Challenge: Lines with "Output the LaTeX" and "width=244pt] (b4) at" mark the range, both included. Reproduce exactly that stretch, without pictures.

--- Begin Dataset ---

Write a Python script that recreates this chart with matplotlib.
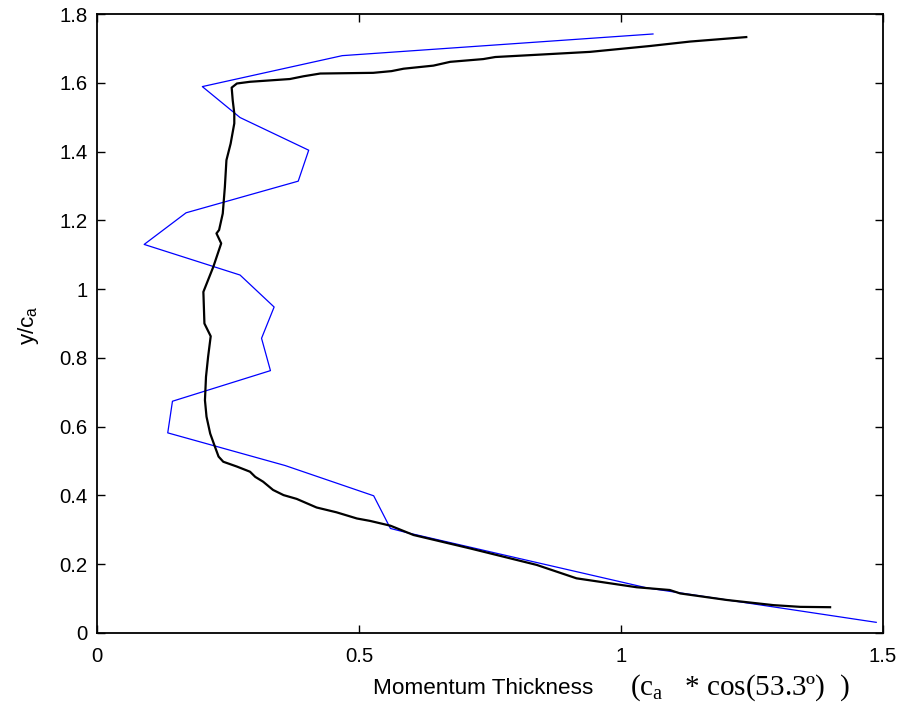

--- End Dataset ---
--- Begin Dataset ---

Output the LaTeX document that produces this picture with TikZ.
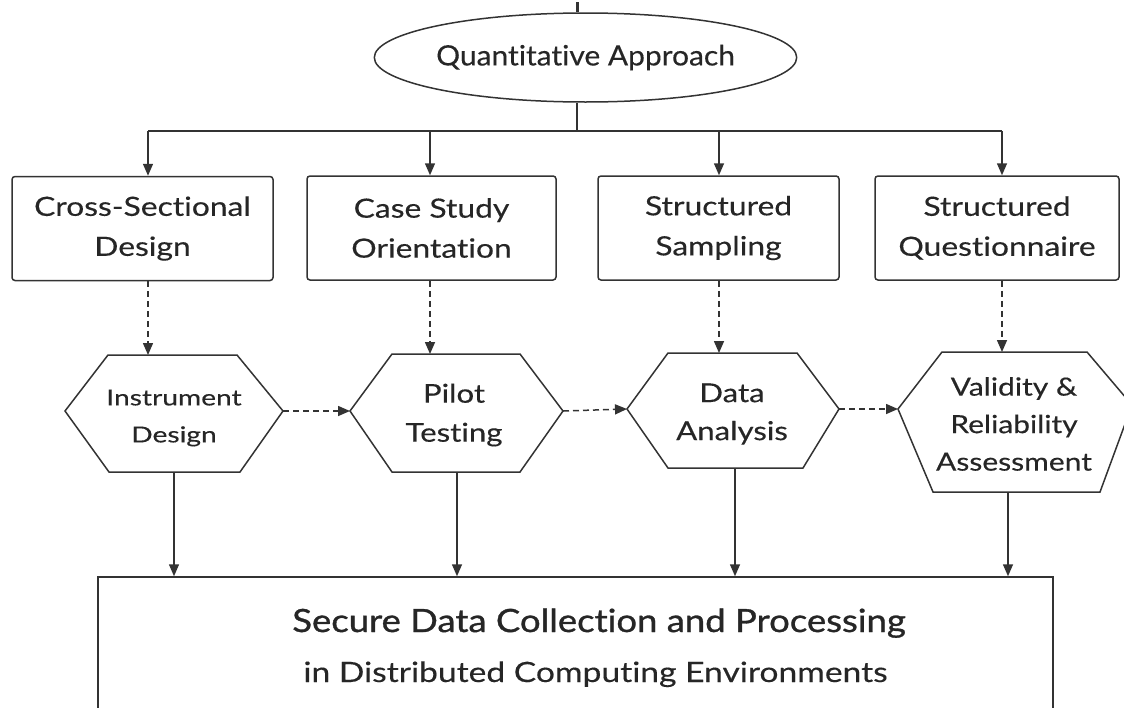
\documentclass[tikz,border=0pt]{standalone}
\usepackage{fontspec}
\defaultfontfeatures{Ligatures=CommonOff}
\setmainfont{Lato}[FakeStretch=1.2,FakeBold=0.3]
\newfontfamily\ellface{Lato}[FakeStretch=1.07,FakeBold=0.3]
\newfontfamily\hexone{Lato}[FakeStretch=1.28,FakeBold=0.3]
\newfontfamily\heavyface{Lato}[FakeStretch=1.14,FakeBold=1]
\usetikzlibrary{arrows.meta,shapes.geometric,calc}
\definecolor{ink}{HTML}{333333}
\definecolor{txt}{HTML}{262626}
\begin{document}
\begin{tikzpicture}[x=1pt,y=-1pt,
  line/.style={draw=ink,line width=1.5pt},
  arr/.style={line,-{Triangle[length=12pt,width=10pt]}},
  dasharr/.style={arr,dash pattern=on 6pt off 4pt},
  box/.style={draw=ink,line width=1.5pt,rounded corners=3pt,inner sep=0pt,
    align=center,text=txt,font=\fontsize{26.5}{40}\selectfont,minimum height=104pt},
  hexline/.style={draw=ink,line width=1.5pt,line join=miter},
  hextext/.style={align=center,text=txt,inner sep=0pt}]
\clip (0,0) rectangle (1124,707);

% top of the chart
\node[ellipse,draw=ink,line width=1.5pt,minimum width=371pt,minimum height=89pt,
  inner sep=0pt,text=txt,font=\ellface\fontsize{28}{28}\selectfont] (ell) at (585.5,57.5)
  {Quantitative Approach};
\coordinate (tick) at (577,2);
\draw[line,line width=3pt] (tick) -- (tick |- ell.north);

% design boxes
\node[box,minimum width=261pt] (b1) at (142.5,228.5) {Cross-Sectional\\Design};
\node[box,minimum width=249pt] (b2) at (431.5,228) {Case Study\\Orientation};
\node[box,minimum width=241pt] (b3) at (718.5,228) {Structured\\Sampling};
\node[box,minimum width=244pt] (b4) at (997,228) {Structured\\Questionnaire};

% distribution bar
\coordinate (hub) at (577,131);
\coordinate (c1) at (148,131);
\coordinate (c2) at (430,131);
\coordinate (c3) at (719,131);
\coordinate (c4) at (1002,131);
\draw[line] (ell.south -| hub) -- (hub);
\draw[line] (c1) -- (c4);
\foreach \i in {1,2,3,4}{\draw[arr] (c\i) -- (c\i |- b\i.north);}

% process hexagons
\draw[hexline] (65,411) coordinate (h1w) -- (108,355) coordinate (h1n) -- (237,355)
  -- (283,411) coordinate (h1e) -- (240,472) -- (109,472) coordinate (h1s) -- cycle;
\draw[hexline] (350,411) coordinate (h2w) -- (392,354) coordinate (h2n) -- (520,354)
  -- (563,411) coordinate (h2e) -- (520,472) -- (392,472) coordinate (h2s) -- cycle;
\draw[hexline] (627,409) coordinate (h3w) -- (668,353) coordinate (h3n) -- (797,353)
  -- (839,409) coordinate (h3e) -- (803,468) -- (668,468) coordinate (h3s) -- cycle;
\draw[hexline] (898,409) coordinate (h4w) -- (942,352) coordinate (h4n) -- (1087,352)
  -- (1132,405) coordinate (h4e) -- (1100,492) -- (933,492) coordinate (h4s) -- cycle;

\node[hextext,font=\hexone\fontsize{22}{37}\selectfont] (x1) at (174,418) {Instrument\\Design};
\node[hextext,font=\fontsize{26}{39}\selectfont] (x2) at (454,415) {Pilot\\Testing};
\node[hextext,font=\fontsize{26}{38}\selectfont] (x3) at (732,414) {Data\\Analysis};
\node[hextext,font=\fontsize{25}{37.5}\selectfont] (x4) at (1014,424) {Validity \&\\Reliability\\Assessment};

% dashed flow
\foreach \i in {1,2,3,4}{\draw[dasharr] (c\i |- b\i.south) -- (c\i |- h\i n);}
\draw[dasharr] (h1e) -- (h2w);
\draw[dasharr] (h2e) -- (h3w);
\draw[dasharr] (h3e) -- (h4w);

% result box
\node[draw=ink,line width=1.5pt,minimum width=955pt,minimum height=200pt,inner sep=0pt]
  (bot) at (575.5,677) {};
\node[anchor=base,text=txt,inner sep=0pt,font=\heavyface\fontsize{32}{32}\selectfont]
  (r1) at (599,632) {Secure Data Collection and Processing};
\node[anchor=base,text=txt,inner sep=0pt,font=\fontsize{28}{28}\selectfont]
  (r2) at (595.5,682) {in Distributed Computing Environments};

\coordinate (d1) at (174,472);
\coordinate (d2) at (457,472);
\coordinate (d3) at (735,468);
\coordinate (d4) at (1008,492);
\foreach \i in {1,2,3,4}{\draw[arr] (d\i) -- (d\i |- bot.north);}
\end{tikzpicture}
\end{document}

--- End Dataset ---

Reply:
Output the LaTeX document that produces this picture with TikZ.
\documentclass[tikz,border=0pt]{standalone}
\usepackage{fontspec}
\defaultfontfeatures{Ligatures=CommonOff}
\setmainfont{Lato}[FakeStretch=1.2,FakeBold=0.3]
\newfontfamily\ellface{Lato}[FakeStretch=1.07,FakeBold=0.3]
\newfontfamily\hexone{Lato}[FakeStretch=1.28,FakeBold=0.3]
\newfontfamily\heavyface{Lato}[FakeStretch=1.14,FakeBold=1]
\usetikzlibrary{arrows.meta,shapes.geometric,calc}
\definecolor{ink}{HTML}{333333}
\definecolor{txt}{HTML}{262626}
\begin{document}
\begin{tikzpicture}[x=1pt,y=-1pt,
  line/.style={draw=ink,line width=1.5pt},
  arr/.style={line,-{Triangle[length=12pt,width=10pt]}},
  dasharr/.style={arr,dash pattern=on 6pt off 4pt},
  box/.style={draw=ink,line width=1.5pt,rounded corners=3pt,inner sep=0pt,
    align=center,text=txt,font=\fontsize{26.5}{40}\selectfont,minimum height=104pt},
  hexline/.style={draw=ink,line width=1.5pt,line join=miter},
  hextext/.style={align=center,text=txt,inner sep=0pt}]
\clip (0,0) rectangle (1124,707);

% top of the chart
\node[ellipse,draw=ink,line width=1.5pt,minimum width=371pt,minimum height=89pt,
  inner sep=0pt,text=txt,font=\ellface\fontsize{28}{28}\selectfont] (ell) at (585.5,57.5)
  {Quantitative Approach};
\coordinate (tick) at (577,2);
\draw[line,line width=3pt] (tick) -- (tick |- ell.north);

% design boxes
\node[box,minimum width=261pt] (b1) at (142.5,228.5) {Cross-Sectional\\Design};
\node[box,minimum width=249pt] (b2) at (431.5,228) {Case Study\\Orientation};
\node[box,minimum width=241pt] (b3) at (718.5,228) {Structured\\Sampling};
\node[box,minimum width=244pt] (b4) at (997,228) {Structured\\Questionnaire};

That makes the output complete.